▼
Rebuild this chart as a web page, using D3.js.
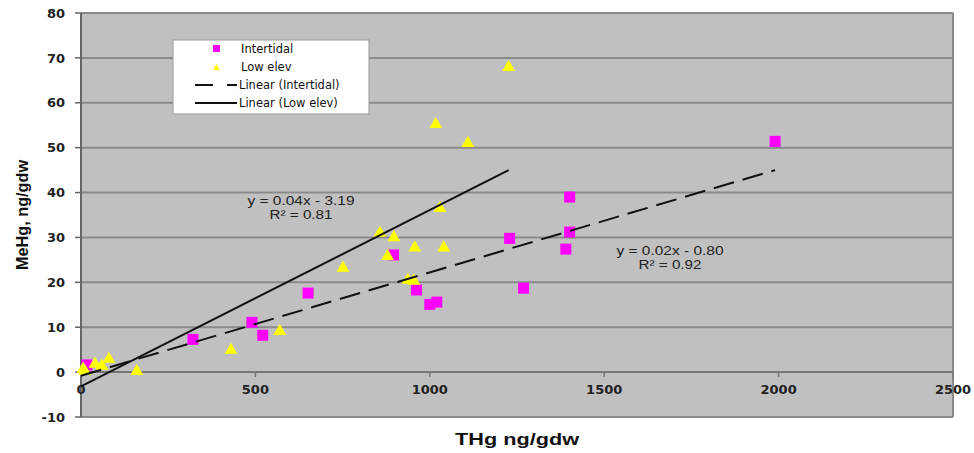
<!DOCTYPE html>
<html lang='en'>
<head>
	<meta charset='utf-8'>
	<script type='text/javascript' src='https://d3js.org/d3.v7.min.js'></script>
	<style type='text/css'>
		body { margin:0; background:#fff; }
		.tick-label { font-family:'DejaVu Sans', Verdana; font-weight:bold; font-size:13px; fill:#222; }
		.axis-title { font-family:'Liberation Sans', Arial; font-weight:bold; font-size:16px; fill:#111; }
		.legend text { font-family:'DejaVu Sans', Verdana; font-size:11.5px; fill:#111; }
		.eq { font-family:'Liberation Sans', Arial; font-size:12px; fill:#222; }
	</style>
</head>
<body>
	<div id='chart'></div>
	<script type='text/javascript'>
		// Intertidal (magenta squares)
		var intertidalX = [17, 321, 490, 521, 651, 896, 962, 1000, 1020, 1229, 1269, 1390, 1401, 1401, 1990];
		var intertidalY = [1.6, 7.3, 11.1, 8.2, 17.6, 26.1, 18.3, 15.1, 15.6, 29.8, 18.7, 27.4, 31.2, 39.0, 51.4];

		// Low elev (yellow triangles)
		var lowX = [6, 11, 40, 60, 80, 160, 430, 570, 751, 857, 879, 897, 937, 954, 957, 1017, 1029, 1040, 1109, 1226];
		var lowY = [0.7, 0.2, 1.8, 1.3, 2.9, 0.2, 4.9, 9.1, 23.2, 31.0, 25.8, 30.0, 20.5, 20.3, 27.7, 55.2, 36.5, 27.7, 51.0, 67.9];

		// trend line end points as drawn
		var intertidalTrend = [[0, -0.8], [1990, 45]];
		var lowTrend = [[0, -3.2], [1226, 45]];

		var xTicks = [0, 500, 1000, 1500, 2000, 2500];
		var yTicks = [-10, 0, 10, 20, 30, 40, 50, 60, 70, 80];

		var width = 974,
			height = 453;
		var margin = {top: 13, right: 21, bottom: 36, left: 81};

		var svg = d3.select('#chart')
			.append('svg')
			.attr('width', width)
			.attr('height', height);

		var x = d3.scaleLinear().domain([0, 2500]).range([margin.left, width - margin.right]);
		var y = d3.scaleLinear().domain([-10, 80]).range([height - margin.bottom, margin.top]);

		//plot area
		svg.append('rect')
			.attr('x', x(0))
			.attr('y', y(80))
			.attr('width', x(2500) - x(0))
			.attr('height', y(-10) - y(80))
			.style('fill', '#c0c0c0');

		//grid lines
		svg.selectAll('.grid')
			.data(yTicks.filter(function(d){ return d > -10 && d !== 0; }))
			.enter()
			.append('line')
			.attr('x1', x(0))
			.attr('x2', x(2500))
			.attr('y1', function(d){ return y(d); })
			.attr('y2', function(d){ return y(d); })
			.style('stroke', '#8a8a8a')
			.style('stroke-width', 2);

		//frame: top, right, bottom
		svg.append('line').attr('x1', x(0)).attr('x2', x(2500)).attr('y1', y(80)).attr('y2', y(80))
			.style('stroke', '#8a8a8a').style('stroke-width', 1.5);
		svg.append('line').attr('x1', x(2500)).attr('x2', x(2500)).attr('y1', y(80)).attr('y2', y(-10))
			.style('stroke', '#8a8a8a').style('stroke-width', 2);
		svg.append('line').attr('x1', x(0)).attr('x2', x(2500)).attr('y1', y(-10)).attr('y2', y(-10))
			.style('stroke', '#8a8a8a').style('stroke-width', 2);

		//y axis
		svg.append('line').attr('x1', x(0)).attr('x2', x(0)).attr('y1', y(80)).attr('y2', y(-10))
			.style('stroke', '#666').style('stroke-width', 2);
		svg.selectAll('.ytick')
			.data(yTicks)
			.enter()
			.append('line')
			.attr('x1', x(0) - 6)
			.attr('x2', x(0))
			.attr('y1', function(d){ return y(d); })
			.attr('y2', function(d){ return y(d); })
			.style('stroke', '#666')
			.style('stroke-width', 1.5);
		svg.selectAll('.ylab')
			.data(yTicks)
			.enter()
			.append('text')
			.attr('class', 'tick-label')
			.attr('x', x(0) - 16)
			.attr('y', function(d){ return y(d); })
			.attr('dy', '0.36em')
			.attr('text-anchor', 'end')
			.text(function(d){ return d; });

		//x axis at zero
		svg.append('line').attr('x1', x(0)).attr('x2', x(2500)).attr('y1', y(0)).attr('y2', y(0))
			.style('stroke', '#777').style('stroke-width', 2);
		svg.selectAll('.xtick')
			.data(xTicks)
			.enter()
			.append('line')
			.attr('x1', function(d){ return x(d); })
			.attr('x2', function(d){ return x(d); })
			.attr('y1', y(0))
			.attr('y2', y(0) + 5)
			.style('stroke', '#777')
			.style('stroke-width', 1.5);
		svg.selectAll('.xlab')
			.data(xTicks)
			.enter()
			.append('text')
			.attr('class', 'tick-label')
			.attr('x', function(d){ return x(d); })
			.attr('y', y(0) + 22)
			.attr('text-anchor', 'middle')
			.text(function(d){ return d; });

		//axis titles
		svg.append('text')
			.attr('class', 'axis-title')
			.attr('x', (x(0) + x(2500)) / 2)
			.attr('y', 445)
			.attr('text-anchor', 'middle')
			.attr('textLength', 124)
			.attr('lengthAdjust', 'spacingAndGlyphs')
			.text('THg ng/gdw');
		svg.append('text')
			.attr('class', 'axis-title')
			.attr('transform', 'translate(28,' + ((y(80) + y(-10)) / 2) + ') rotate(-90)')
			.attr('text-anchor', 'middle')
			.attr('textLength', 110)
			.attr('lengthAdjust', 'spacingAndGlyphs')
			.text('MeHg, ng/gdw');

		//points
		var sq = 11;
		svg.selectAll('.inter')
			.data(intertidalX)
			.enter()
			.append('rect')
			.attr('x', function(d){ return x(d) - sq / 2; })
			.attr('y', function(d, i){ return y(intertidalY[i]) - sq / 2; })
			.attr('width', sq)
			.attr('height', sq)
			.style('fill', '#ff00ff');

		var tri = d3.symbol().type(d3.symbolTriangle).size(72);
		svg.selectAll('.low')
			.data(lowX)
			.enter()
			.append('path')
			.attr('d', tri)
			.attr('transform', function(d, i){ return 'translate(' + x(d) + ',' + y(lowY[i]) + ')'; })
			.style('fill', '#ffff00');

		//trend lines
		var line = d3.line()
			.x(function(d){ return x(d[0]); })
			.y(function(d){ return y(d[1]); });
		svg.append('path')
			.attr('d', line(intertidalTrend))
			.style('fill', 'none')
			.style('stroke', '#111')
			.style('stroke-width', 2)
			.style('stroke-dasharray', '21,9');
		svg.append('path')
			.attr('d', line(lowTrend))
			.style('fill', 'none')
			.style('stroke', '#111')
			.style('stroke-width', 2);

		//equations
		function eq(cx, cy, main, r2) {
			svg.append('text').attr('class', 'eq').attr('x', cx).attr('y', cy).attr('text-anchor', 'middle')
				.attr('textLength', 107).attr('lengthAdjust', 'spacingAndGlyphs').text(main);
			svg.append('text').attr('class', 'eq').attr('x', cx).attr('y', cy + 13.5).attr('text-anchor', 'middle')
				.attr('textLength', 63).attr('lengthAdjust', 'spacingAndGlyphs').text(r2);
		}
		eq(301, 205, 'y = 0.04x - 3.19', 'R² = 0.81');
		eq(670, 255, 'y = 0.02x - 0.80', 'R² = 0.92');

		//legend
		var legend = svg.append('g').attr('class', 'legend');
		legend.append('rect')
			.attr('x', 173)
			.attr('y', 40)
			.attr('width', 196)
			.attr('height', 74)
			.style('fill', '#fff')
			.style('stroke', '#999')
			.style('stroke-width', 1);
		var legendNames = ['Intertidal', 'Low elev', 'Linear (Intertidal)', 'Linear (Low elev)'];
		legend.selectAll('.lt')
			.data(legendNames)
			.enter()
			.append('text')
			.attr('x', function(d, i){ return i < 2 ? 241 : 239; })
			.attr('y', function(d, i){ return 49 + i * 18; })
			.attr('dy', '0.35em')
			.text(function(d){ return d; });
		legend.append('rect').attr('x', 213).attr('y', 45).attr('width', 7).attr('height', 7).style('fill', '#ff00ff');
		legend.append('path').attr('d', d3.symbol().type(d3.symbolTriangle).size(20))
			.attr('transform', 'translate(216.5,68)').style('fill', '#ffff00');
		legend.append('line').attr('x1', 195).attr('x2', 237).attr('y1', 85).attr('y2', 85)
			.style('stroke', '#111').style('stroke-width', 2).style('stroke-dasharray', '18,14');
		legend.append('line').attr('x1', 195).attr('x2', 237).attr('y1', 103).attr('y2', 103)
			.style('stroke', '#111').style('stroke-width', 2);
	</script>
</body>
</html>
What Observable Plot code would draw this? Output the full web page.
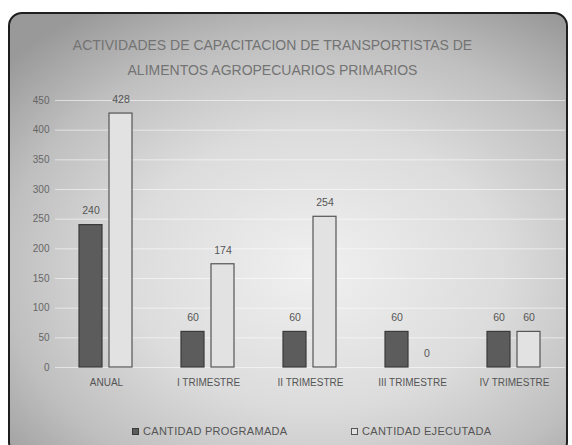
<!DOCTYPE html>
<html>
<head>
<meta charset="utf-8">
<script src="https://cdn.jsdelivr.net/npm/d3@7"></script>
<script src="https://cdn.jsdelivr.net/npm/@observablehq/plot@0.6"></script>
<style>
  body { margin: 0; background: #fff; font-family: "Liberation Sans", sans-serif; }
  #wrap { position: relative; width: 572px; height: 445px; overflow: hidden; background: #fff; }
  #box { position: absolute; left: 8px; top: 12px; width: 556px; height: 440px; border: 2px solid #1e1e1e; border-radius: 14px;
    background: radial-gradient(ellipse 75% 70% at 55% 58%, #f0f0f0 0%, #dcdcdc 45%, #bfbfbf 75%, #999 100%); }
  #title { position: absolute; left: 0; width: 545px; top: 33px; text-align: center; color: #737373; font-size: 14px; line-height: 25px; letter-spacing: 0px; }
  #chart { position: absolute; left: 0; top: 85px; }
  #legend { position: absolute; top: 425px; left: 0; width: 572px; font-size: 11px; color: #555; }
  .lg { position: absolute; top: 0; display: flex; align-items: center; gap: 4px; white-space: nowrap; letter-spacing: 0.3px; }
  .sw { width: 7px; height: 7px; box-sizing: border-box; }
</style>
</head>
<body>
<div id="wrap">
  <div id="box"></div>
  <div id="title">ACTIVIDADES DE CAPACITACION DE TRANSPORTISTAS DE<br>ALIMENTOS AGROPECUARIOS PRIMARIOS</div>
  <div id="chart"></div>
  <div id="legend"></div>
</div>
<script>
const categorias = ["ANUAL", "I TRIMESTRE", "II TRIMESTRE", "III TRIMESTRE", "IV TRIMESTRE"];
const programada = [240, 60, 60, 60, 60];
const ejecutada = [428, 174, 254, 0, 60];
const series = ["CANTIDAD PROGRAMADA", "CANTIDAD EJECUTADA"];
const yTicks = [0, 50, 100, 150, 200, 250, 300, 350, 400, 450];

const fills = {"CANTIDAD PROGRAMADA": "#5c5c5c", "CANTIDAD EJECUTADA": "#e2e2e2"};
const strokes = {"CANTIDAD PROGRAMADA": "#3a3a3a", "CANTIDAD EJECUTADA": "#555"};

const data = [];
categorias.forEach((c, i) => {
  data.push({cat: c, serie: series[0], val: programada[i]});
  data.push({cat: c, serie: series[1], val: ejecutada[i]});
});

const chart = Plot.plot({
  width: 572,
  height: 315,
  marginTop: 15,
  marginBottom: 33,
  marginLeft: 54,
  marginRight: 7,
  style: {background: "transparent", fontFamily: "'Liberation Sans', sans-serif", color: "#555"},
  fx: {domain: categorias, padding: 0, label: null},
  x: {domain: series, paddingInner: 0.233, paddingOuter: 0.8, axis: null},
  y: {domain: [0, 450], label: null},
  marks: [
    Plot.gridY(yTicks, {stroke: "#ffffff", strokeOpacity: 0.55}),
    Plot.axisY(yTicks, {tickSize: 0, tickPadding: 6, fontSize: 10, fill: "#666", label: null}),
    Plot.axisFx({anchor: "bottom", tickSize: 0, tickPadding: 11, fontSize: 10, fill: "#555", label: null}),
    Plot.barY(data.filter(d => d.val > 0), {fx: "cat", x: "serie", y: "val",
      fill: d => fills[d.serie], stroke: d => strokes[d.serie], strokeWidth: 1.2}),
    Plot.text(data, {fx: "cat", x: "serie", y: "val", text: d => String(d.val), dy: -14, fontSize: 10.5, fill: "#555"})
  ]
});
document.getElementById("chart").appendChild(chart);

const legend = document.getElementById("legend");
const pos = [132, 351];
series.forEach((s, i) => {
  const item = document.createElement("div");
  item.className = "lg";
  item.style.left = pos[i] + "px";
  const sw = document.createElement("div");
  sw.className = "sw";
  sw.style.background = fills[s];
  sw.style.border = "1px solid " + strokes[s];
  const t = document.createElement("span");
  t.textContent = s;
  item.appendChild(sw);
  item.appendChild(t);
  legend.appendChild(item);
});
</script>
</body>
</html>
▲
Copy nothing but the lines from the first one in the listing through the line with "31.2, 39.0, 51.4];", and omit the pictures.

Rebuild this chart as a web page, using D3.js.
<!DOCTYPE html>
<html lang='en'>
<head>
	<meta charset='utf-8'>
	<script type='text/javascript' src='https://d3js.org/d3.v7.min.js'></script>
	<style type='text/css'>
		body { margin:0; background:#fff; }
		.tick-label { font-family:'DejaVu Sans', Verdana; font-weight:bold; font-size:13px; fill:#222; }
		.axis-title { font-family:'Liberation Sans', Arial; font-weight:bold; font-size:16px; fill:#111; }
		.legend text { font-family:'DejaVu Sans', Verdana; font-size:11.5px; fill:#111; }
		.eq { font-family:'Liberation Sans', Arial; font-size:12px; fill:#222; }
	</style>
</head>
<body>
	<div id='chart'></div>
	<script type='text/javascript'>
		// Intertidal (magenta squares)
		var intertidalX = [17, 321, 490, 521, 651, 896, 962, 1000, 1020, 1229, 1269, 1390, 1401, 1401, 1990];
		var intertidalY = [1.6, 7.3, 11.1, 8.2, 17.6, 26.1, 18.3, 15.1, 15.6, 29.8, 18.7, 27.4, 31.2, 39.0, 51.4];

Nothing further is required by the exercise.